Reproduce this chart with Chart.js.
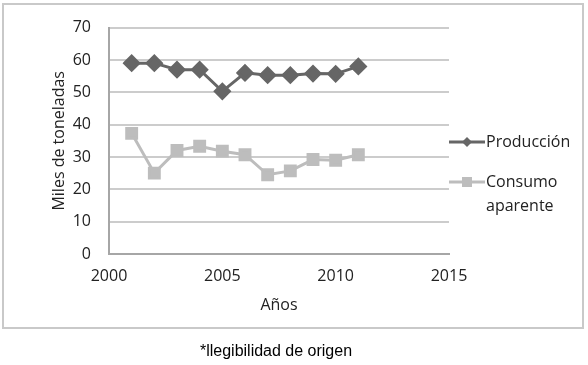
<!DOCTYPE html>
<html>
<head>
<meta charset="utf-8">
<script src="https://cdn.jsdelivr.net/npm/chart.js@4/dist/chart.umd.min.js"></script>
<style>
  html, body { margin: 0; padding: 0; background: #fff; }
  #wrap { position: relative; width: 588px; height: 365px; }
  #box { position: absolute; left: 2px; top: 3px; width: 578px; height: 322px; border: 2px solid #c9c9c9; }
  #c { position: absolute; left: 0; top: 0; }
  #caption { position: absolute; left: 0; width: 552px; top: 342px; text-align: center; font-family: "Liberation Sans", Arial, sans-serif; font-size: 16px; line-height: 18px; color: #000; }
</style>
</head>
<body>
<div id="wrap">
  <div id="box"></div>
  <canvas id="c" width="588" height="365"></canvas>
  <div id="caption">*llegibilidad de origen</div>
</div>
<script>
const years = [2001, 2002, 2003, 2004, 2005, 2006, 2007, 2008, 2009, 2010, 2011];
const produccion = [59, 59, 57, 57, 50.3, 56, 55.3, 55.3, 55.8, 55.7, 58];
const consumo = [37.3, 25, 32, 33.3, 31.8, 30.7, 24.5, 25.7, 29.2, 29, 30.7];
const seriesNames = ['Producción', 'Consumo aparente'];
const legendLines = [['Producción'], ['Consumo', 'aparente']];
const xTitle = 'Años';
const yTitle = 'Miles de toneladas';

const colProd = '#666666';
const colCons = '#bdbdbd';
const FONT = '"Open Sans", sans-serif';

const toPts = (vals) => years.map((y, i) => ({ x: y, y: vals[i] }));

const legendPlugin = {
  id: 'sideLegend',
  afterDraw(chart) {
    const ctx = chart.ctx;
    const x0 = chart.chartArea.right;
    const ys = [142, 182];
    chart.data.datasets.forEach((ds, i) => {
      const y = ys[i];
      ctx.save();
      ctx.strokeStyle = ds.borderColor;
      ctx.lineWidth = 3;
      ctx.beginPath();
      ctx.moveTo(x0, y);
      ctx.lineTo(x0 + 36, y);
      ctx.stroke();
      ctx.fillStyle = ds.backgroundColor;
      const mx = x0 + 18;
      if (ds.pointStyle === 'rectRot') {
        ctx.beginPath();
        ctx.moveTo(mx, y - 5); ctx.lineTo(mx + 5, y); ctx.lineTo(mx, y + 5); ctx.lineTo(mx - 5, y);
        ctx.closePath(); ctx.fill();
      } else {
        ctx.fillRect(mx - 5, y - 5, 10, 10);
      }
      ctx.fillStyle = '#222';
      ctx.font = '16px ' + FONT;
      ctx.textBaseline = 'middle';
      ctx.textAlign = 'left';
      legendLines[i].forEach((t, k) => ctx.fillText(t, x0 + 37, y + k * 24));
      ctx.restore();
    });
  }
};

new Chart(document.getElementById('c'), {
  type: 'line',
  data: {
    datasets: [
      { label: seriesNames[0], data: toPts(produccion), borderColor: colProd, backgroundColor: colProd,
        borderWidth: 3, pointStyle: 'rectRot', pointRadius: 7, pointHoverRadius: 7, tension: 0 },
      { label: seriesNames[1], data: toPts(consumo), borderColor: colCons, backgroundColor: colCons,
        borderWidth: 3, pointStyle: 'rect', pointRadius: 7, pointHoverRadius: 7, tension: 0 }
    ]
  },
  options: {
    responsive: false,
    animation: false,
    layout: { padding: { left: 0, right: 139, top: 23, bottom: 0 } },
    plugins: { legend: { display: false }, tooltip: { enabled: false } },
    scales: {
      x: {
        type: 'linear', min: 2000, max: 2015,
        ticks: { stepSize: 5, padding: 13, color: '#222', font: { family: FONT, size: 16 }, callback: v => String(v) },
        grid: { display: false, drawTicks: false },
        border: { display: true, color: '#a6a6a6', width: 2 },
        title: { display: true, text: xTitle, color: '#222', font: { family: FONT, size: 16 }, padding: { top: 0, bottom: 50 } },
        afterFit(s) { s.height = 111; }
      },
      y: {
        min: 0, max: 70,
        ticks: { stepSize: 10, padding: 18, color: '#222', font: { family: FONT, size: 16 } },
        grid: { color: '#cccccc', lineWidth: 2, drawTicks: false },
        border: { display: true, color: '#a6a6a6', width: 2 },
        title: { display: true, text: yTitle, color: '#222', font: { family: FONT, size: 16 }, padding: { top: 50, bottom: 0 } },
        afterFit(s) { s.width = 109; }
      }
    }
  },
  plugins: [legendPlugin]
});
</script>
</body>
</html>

*What this task involves*. Repeat, word for word and with no pictures, only the lines running from the beginning of the data to the line that contains "const toPts = (vals)".

*Solution to the exercise*.
Reproduce this chart with Chart.js.
<!DOCTYPE html>
<html>
<head>
<meta charset="utf-8">
<script src="https://cdn.jsdelivr.net/npm/chart.js@4/dist/chart.umd.min.js"></script>
<style>
  html, body { margin: 0; padding: 0; background: #fff; }
  #wrap { position: relative; width: 588px; height: 365px; }
  #box { position: absolute; left: 2px; top: 3px; width: 578px; height: 322px; border: 2px solid #c9c9c9; }
  #c { position: absolute; left: 0; top: 0; }
  #caption { position: absolute; left: 0; width: 552px; top: 342px; text-align: center; font-family: "Liberation Sans", Arial, sans-serif; font-size: 16px; line-height: 18px; color: #000; }
</style>
</head>
<body>
<div id="wrap">
  <div id="box"></div>
  <canvas id="c" width="588" height="365"></canvas>
  <div id="caption">*llegibilidad de origen</div>
</div>
<script>
const years = [2001, 2002, 2003, 2004, 2005, 2006, 2007, 2008, 2009, 2010, 2011];
const produccion = [59, 59, 57, 57, 50.3, 56, 55.3, 55.3, 55.8, 55.7, 58];
const consumo = [37.3, 25, 32, 33.3, 31.8, 30.7, 24.5, 25.7, 29.2, 29, 30.7];
const seriesNames = ['Producción', 'Consumo aparente'];
const legendLines = [['Producción'], ['Consumo', 'aparente']];
const xTitle = 'Años';
const yTitle = 'Miles de toneladas';

const colProd = '#666666';
const colCons = '#bdbdbd';
const FONT = '"Open Sans", sans-serif';

const toPts = (vals) => years.map((y, i) => ({ x: y, y: vals[i] }));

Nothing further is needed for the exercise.